China Merebut Natuna dengan Dalih Tradisi Sejarah, Lantas Mengesampingkan Hukum Tertulis Internasional?
Bagai buah yang mekar di musim semi nan elok dipandang, tentunya mengugah selera siapa pun yang lewat di hadapan pohonnya. Namun, bagi masyarakat yang beradab dan memiliki nilai-nilai kesopanan, tentu tidak akan langsung memetiknya. Begitu lah sekelumit gambaran bila mana orang-orang paham akan pentingnya status kepemilikan agar terhindar dari suatu peristiwa yang dinamakan "pencurian".
Sesungguhnya, situasi seperti ini sedang terjadi di Indonesia. Tak sekadar pencurian kecil, namun upaya pengalihan milik ini terjadi dalam skala besar. Bahkan tak terhingga potensi ekonomi yang dapat menjadi risiko atas kehilangan ini. Bagaimana tidak, jalur laut yang sangat luas, amat luas, yang sebenarnya masuk ke dalam area teritorial suatu negara, diklaim sepihak begitu saja.
Tak berhenti di situ, yang menjadi korban tidak hanya satu atau dua negara saja, bahkan lebih! Oleh karenanya, apakah masih patut kita menolengkan muka dari konflik yang amat besar ini? Bila kita amati lebih jauh, Indonesia khususnya mengalami kerugian karena Laut Natuna yang mengandung hayati-hayati berharga, bahkan senilai ribuan, mungkin jutaan dolar pertahun. Bukankah itu sangat disayangkan?
Tak terbayang apabila mendadak, nun di seberang sana, sebuah negara mengaku Laut Natuna dengan potensi hasil ikan 500 ton per tahun adalah miliknya. Sedangkan, secara aturan tertulis Laut Natuna adalah milik Indonesia yang membentang dari Kepulauan Natuna hingga Kepulauan Riau, yang entah bagaimana, dianggap China sebagai salah satu bagian dari negaranya.
Terdapat sebuah asas yang mestinya didengar oleh pihak China, asas tersebut kurang lebih bunyinya "Barang siapa yang mendalilkan, dialah yang harus membuktikan." Oleh karena itu, banyak pihak dari negara-negara yang bersengketa perihal Laut China Selatan ini tidak mendapat titik terang.
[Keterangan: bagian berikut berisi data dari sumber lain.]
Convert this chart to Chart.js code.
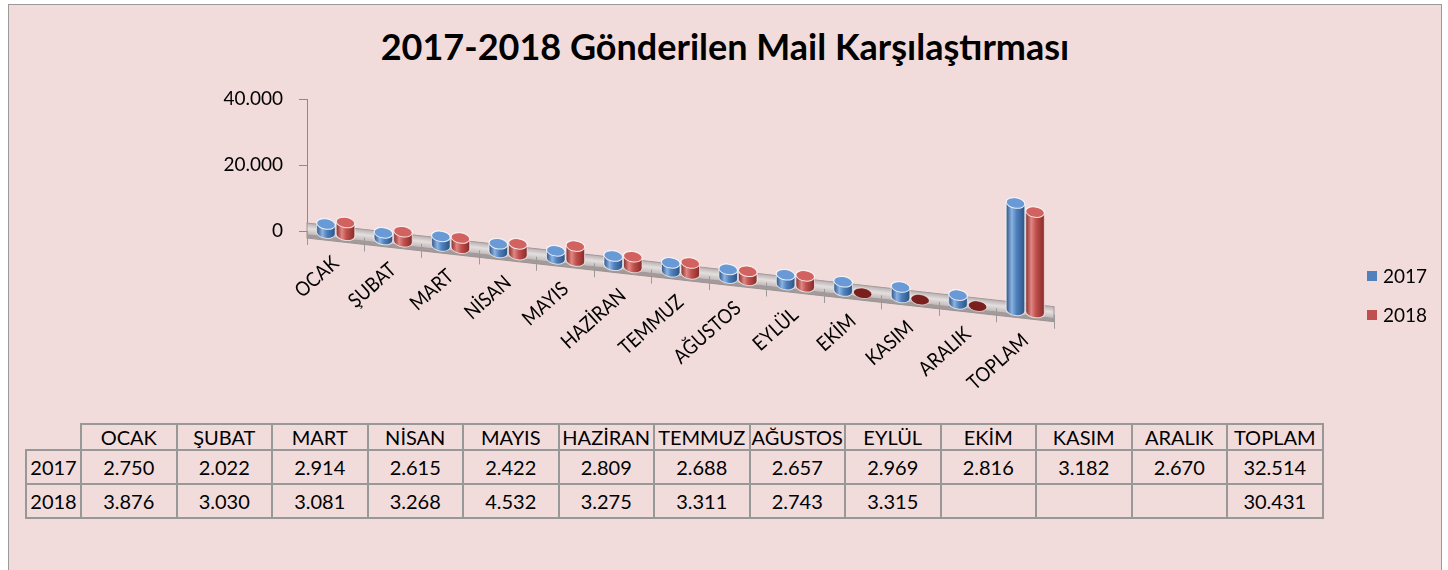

Negara China hanya memaparkan pernyataan, bahwasanya Laut China Selatan milik mereka itu memiliki 9 garis-garis, entah terkadang mereka menyebutnya 10, terkadang 11, dengan maksud garis itu adalah batas wilayahnya yang bersenggolan dengan yurisdiksi negara lain.
Apa alasan yang mereka gunakan ketika tertangkap tangan saat mencuri ikan di wilayah Laut Natuna Indonesia? Tentu saja bukan dengan sesuatu yang berlandaskan dasar hukum, melainkan sesuatu yang asing, sepihak, dan terkesan mempermainkan unsur kedaulatan negara. Alasan yang mereka gunakan ialah mereka mengikuti pedoman jalur penangkapan ikan tradisional ground (sedang dalam aturan asli sepantasnya adalah right atau hak), yang mana tentunya tidak ada dalam aturan hukum Internasional tertulis ataupun mendapat persetujuan dengan pihak negara manapun.
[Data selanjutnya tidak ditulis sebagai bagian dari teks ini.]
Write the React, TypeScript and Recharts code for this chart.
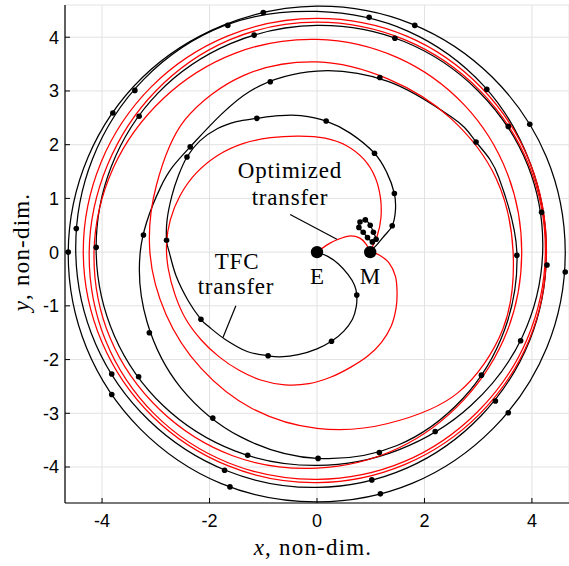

Jikapun andaikata China ingin menggunakan dasar alasan tersebut, mestinya ia menengok kembali pada Pasal 51 UNCLOS (Konvensi PBB Tentang Hukum Laut), yang mengizinkan tindakan penangkapan ikan tradisonal, akan tetapi tidak lain dari persetujuan kedua belah pihak. Tentunya harus membuat perjanjian tertulis dan resmi terlebih dahulu. Menariknya, satu-satunya negara yang memiliki hubungan perjanjian ini dengan Indonesia hanyalah Malaysia. Lagi dan lagi, China kalah telak dalam pembuktian atas klaim yang ia miliki.
Simpang siur berita yang meramaikan konflik ini, tak satupun ada yang menyatakan mengenai pendapat dari pihak China yang menjelaskan secara detail dan berbalut hukum, mengenai apakah sembilan garis-garis putus itu? Meski kepala dari negara-negara yang bersengketa dengannya angkat bicara, namun tak ada penjelasan lebih lanjut atas tindakan sepihak tersebut. Tak ubahnya permainan kucing dan tikus yang saling berkejar-kejaran.